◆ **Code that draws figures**
>> begin

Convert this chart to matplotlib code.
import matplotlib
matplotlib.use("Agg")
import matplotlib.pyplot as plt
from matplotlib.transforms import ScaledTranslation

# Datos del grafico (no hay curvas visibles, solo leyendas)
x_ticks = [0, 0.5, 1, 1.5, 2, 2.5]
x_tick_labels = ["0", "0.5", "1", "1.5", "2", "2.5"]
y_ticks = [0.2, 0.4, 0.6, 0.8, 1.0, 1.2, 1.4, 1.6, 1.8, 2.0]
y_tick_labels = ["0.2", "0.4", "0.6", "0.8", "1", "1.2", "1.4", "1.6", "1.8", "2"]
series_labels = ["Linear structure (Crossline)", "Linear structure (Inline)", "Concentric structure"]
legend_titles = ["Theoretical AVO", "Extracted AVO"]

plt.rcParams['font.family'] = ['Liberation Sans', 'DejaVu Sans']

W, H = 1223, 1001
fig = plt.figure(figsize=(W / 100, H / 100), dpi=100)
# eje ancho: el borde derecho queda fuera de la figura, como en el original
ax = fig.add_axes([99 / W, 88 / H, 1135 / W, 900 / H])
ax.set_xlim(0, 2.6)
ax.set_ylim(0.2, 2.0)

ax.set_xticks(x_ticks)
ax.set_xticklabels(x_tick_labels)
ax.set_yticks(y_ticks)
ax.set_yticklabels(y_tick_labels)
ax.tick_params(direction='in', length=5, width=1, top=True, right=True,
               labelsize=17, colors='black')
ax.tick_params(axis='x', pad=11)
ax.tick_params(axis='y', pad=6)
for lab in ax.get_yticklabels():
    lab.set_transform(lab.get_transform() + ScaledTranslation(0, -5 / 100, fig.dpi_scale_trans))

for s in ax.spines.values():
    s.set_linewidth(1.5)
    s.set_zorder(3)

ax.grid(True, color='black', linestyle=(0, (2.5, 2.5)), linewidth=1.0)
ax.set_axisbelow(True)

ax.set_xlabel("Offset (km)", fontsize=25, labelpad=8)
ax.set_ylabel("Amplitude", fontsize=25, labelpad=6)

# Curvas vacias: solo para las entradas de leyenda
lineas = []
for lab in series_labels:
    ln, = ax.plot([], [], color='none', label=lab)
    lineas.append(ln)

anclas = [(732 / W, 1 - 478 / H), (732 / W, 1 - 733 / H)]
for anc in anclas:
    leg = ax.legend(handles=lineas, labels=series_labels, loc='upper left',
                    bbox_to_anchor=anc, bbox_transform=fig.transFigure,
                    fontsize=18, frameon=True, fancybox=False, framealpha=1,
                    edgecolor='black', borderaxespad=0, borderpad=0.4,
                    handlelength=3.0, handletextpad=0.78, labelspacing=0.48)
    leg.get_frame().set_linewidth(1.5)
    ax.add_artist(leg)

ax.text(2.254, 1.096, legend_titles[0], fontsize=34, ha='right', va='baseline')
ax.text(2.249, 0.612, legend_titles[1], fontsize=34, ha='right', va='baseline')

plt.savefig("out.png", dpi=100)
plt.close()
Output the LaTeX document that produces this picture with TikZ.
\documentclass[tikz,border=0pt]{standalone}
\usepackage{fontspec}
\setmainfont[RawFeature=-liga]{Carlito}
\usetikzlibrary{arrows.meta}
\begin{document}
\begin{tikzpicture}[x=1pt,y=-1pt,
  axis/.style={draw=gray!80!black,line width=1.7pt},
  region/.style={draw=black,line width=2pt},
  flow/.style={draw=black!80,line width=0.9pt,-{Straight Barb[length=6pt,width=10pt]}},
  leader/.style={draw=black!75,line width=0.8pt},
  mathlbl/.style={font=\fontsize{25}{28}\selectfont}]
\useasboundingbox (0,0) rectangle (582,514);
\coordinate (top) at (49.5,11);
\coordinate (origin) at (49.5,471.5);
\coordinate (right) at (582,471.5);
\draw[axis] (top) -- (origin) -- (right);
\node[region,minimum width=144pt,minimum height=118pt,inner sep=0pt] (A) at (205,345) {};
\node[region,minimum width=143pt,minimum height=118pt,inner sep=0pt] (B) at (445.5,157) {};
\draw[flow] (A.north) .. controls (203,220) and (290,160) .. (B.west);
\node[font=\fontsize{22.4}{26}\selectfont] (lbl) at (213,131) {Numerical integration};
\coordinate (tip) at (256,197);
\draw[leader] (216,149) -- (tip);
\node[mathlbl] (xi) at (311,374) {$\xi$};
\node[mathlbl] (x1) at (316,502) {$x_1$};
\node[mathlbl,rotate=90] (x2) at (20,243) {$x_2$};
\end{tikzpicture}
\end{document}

>> end

◆ **YOUR OBJECTIVE**
Gather up the lines that contain the word "matplotlib".

◆ **THE RESPONSE**
Convert this chart to matplotlib code.
import matplotlib
matplotlib.use("Agg")
import matplotlib.pyplot as plt
from matplotlib.transforms import ScaledTranslation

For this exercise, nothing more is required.